I needed a picture, and a quote works. I guess. |
Yeah, not exactly Dickens, but it will do. You know - best of times, worst of times.
But seriously (Phil Collins, 1989) as I patrolled the social media world, I found myself thinking about it all.
I love my friends and I hate when any of them get hurt or there's a misunderstanding. What almost never happens is a definitive break. Friends lose touch a bit but they're never gone. At least, not in me eyes.
Thanks to the beast of social media, one can stay in touch.
Whether it's male or female, I love my friends.
Friends with the opposite sex can certainly be a tough line to walk. Oh I'm not saying it's impossible - in fact it's quite common (present company included). Yet it does take a certain level of understanding and, to be honest, it can be a fine line.
Indeed it can often lead to impacting personal relationships, boundaries, and perceived respect (or slights).
And misunderstandings.
I can clearly recall being at Kraft back in the day, and when I announced I was getting married, it was thought that I was marrying a coworker who I frequently had lunch with.
No, but looking back, I could understand why. In this era, had I still worked with that person, there might be social media pictures, selfies, and so on. And the talk would intensify, no doubt.
Rumours (British spelling for Fleetwood Mac, 1977) can be a beast.
And the circle goes 'round. The dance continues.
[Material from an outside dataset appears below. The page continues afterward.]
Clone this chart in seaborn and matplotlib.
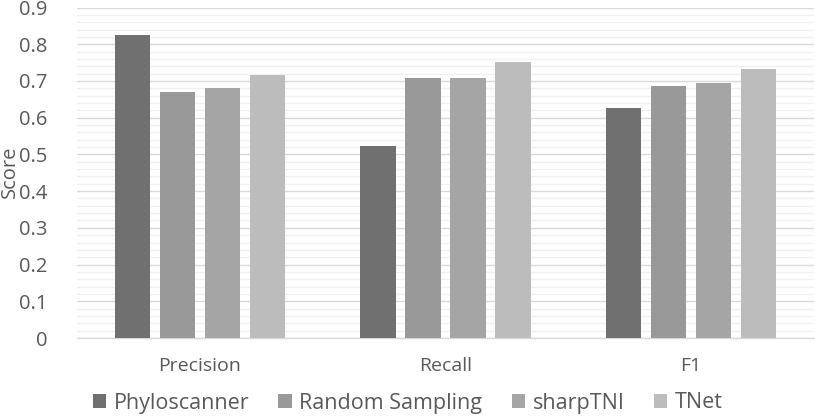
import matplotlib
matplotlib.use("Agg")
import matplotlib.pyplot as plt
from matplotlib.patches import Patch
from matplotlib.ticker import MultipleLocator
import seaborn as sns
import pandas as pd

metrics = ["Precision", "Recall", "F1"]
methods = ["Phyloscanner", "Random Sampling", "sharpTNI", "TNet"]
phyloscanner = [0.826, 0.522, 0.625]
random_sampling = [0.669, 0.708, 0.686]
sharptni = [0.682, 0.707, 0.694]
tnet = [0.715, 0.752, 0.733]
colors = ["#707070", "#999999", "#a5a5a5", "#bcbcbc"]

rows = []
for m, vals in zip(methods, [phyloscanner, random_sampling, sharptni, tnet]):
    for cat, v in zip(metrics, vals):
        rows.append({"Metric": cat, "Method": m, "Score": v})
df = pd.DataFrame(rows)

sns.set_theme(style="white")
plt.rcParams['font.family'] = ['Open Sans', 'DejaVu Sans']
text_color = "#595959"

fig = plt.figure(figsize=(8.15, 4.16), dpi=100)
ax = fig.add_axes([77/815, 1-338/416, 737/815, (338-7.5)/416])

sns.barplot(data=df, x="Metric", y="Score", hue="Method", order=metrics,
            hue_order=methods, palette=colors, width=0.733, gap=0.22,
            linewidth=0, ax=ax, legend=False, zorder=3)

ax.set_ylim(0, 0.9)
ax.set_xlim(-0.5, 2.5)
ax.yaxis.set_major_locator(MultipleLocator(0.1))
ax.yaxis.set_minor_locator(MultipleLocator(0.02))
ax.grid(axis="y", which="major", color="#d9d9d9", linewidth=1.0, zorder=0)
ax.grid(axis="y", which="minor", color="#f0f0f0", linewidth=1.0, zorder=0)
ax.set_axisbelow(True)
for s in ["top", "right", "left"]:
    ax.spines[s].set_visible(False)
ax.spines["bottom"].set_color("#d9d9d9")
ax.spines["bottom"].set_linewidth(1.0)

yt = [round(0.1*i, 1) for i in range(10)]
ax.set_yticks(yt)
ax.set_yticklabels(["0"] + [f"{v:.1f}" for v in yt[1:]])
ax.tick_params(axis="y", which="both", length=0, pad=21, labelsize=14.5, labelcolor=text_color)
ax.tick_params(axis="x", length=0, pad=14, labelsize=14, labelcolor=text_color)
ax.set_xlabel("")
ax.set_ylabel("")
fig.text(10/815, 1-172/416, "Score", rotation=90, ha="center", va="center",
         fontsize=14.5, color=text_color)

handles = [Patch(facecolor=c, edgecolor="none", label=m) for c, m in zip(colors, methods)]
leg = fig.legend(handles=handles, loc="center", bbox_to_anchor=(0.5, 1-403/416),
                 ncol=4, frameon=False, fontsize=15.5, handlelength=0.62,
                 handleheight=0.62, handletextpad=0.35, columnspacing=1.36,
                 labelcolor=text_color)

fig.savefig("out.png", dpi=100)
I also found myself thinking about when and if to "friend" people on social media. Basically: when is it proper? I sometimes see "suggested friends" or meet people and the question comes into my brain.
For instance, I met some great people recently. Now, I wouldn't flinch and, honestly, I would be fine with it if they requested me, but I don't want to impose. Everybody has their own social media personality (and they all have a face that they hide away forever...Mr. Joel...).
Thus I don't. When in doubt, of course.
Yes, this is an inexact science, and really is part of a bigger, more socially complex conundrum in the dynamic of friendship. I have friends who are very careful about their social media relationships. As of this writing, I have 668 connections on Facebook (as of this writing), and I haven't exactly examined who they are. But I'm glad they're there.
I'm sad that I've lost friends, but I suppose there are reasons. I'm one who would rather talk them over and work it out.
In fact, I have passed on very few friend requests, and have only dropped a couple. Now I know I've been a dropped a few times also.
There are deeper things going on there, and I won't get into the minutiae. I know that a conversation was relayed online (we have mutual friends, after all), but I can say that we will agree to disagree.
I mean, aren't friends supposed to do that?
OK, so three music references in here? Ladies and gentlemen, Billy Joel!